EXERCISE GOAL: The lines from the top of the material below through the line containing "const toXY = (xs, ys)" are to be printed exactly, with pictures omitted.

··· DATA SECTION

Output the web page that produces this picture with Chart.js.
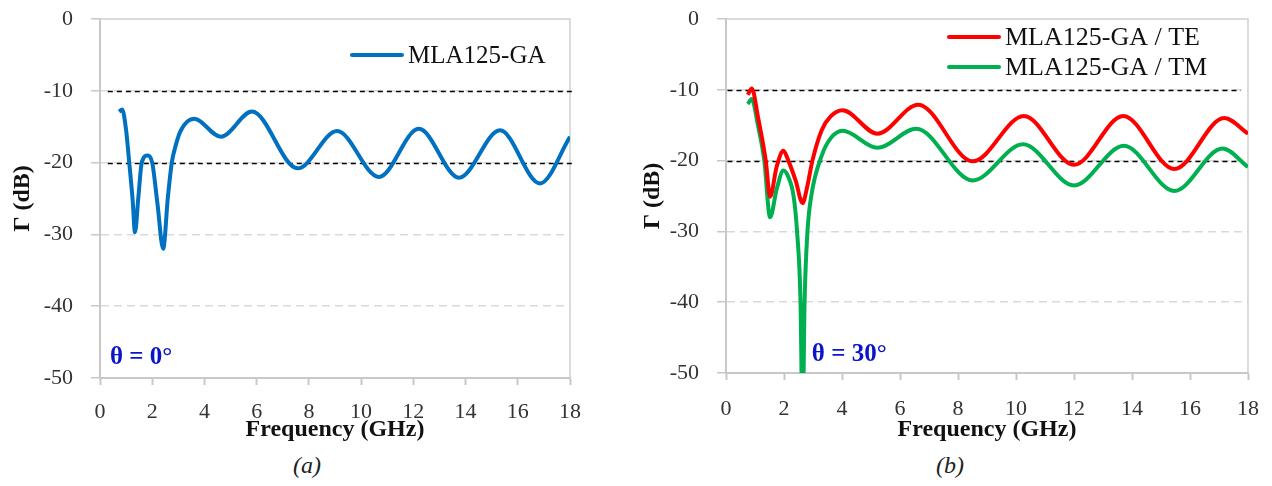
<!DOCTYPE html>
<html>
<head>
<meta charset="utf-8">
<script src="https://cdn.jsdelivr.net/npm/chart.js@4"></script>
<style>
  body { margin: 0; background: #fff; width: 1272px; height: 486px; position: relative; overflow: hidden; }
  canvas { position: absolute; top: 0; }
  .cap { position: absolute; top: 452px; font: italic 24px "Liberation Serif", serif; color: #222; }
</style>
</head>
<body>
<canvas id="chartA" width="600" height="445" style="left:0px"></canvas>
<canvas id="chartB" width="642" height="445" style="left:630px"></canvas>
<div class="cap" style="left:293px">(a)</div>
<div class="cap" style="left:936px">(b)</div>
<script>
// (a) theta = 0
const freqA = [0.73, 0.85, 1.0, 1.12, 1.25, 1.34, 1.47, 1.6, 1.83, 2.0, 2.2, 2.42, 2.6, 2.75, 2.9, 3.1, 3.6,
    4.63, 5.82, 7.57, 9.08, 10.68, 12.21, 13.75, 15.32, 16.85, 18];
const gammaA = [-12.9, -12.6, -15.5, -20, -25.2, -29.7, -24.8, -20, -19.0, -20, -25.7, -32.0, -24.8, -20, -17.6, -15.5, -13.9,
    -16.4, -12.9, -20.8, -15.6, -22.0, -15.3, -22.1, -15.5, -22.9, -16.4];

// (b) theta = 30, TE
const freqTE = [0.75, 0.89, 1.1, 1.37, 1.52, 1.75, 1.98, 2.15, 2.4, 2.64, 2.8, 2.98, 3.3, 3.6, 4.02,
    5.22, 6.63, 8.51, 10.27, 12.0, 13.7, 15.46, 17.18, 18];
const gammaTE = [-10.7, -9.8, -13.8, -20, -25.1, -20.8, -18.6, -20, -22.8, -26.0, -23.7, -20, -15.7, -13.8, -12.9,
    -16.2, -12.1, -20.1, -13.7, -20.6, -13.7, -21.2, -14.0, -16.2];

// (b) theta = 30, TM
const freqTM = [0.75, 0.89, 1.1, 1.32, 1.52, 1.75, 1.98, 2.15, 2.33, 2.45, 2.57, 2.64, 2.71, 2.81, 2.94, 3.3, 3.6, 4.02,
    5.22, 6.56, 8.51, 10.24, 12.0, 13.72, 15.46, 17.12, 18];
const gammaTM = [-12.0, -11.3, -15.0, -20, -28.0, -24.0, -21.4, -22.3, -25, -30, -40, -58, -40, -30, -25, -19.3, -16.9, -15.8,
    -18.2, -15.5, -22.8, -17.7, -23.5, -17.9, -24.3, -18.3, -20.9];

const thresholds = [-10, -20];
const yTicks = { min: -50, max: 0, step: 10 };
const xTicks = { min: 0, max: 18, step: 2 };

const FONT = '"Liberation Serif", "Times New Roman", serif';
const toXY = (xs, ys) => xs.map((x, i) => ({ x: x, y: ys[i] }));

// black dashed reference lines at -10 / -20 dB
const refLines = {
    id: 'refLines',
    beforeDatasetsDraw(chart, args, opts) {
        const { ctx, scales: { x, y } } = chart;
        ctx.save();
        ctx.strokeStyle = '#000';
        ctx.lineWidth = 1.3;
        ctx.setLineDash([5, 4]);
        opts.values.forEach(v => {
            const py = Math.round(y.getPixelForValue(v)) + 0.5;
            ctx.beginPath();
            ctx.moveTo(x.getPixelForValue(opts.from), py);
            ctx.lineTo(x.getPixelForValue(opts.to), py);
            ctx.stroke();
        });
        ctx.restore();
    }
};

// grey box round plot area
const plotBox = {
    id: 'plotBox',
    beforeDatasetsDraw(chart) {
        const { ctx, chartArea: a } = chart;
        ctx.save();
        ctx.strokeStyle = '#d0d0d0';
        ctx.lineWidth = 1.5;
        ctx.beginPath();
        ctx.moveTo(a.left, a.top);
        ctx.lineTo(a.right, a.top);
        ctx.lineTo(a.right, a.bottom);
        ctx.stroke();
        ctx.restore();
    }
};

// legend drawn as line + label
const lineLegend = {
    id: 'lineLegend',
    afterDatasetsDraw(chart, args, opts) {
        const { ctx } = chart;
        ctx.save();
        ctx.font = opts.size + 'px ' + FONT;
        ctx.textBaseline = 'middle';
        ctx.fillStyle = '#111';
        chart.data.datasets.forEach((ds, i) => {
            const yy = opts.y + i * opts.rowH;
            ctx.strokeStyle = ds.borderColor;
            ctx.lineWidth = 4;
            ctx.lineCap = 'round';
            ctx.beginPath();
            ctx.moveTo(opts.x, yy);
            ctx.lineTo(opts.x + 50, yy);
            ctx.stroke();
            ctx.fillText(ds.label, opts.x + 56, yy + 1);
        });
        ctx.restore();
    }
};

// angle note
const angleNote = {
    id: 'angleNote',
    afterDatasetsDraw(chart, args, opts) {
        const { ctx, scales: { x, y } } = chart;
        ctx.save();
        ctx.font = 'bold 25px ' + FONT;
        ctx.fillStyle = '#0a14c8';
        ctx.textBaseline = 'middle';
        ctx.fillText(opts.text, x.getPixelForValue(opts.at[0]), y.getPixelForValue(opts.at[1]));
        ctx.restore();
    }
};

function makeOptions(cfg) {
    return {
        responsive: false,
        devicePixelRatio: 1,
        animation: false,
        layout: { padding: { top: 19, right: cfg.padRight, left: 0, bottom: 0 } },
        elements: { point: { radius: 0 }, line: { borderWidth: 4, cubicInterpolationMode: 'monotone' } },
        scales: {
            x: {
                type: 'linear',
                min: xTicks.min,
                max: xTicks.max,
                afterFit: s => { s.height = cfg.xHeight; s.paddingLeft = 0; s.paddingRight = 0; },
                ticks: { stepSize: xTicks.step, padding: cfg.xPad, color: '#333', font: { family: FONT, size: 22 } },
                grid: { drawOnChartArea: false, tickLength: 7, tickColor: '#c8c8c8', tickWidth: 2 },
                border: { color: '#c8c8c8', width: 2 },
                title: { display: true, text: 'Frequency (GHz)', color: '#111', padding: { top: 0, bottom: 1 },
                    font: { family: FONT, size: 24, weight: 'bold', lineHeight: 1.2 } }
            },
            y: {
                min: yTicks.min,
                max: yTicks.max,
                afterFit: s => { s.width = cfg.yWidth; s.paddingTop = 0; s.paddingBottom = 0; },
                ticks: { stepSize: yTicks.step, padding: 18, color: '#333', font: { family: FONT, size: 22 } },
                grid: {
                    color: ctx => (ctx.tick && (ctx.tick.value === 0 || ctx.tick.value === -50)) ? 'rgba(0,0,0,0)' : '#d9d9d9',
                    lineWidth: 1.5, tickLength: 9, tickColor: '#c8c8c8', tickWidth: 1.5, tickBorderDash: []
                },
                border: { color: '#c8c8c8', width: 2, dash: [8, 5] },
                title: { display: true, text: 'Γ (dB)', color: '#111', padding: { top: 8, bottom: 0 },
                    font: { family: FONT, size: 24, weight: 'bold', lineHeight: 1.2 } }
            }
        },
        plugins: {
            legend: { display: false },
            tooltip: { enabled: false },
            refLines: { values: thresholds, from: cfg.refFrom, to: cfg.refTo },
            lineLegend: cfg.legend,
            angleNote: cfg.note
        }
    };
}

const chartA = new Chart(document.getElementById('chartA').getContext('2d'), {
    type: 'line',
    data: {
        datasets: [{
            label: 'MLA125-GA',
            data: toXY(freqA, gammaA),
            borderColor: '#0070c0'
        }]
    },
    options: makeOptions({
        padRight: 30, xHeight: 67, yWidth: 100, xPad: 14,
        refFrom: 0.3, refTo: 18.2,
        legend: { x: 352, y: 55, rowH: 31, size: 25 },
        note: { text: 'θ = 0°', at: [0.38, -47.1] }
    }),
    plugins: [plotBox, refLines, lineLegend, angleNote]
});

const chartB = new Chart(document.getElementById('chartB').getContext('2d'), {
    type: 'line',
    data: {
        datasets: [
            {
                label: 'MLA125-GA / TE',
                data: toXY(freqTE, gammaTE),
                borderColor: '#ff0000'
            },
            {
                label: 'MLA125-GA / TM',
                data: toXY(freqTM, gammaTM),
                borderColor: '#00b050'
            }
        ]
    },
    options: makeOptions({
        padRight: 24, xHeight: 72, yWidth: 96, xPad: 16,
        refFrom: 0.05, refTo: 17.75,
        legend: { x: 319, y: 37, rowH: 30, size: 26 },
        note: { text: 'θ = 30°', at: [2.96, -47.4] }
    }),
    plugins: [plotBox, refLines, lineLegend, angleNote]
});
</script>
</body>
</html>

······

THE COMPLETED TASK:
Output the web page that produces this picture with Chart.js.
<!DOCTYPE html>
<html>
<head>
<meta charset="utf-8">
<script src="https://cdn.jsdelivr.net/npm/chart.js@4"></script>
<style>
  body { margin: 0; background: #fff; width: 1272px; height: 486px; position: relative; overflow: hidden; }
  canvas { position: absolute; top: 0; }
  .cap { position: absolute; top: 452px; font: italic 24px "Liberation Serif", serif; color: #222; }
</style>
</head>
<body>
<canvas id="chartA" width="600" height="445" style="left:0px"></canvas>
<canvas id="chartB" width="642" height="445" style="left:630px"></canvas>
<div class="cap" style="left:293px">(a)</div>
<div class="cap" style="left:936px">(b)</div>
<script>
// (a) theta = 0
const freqA = [0.73, 0.85, 1.0, 1.12, 1.25, 1.34, 1.47, 1.6, 1.83, 2.0, 2.2, 2.42, 2.6, 2.75, 2.9, 3.1, 3.6,
    4.63, 5.82, 7.57, 9.08, 10.68, 12.21, 13.75, 15.32, 16.85, 18];
const gammaA = [-12.9, -12.6, -15.5, -20, -25.2, -29.7, -24.8, -20, -19.0, -20, -25.7, -32.0, -24.8, -20, -17.6, -15.5, -13.9,
    -16.4, -12.9, -20.8, -15.6, -22.0, -15.3, -22.1, -15.5, -22.9, -16.4];

// (b) theta = 30, TE
const freqTE = [0.75, 0.89, 1.1, 1.37, 1.52, 1.75, 1.98, 2.15, 2.4, 2.64, 2.8, 2.98, 3.3, 3.6, 4.02,
    5.22, 6.63, 8.51, 10.27, 12.0, 13.7, 15.46, 17.18, 18];
const gammaTE = [-10.7, -9.8, -13.8, -20, -25.1, -20.8, -18.6, -20, -22.8, -26.0, -23.7, -20, -15.7, -13.8, -12.9,
    -16.2, -12.1, -20.1, -13.7, -20.6, -13.7, -21.2, -14.0, -16.2];

// (b) theta = 30, TM
const freqTM = [0.75, 0.89, 1.1, 1.32, 1.52, 1.75, 1.98, 2.15, 2.33, 2.45, 2.57, 2.64, 2.71, 2.81, 2.94, 3.3, 3.6, 4.02,
    5.22, 6.56, 8.51, 10.24, 12.0, 13.72, 15.46, 17.12, 18];
const gammaTM = [-12.0, -11.3, -15.0, -20, -28.0, -24.0, -21.4, -22.3, -25, -30, -40, -58, -40, -30, -25, -19.3, -16.9, -15.8,
    -18.2, -15.5, -22.8, -17.7, -23.5, -17.9, -24.3, -18.3, -20.9];

const thresholds = [-10, -20];
const yTicks = { min: -50, max: 0, step: 10 };
const xTicks = { min: 0, max: 18, step: 2 };

const FONT = '"Liberation Serif", "Times New Roman", serif';
const toXY = (xs, ys) => xs.map((x, i) => ({ x: x, y: ys[i] }));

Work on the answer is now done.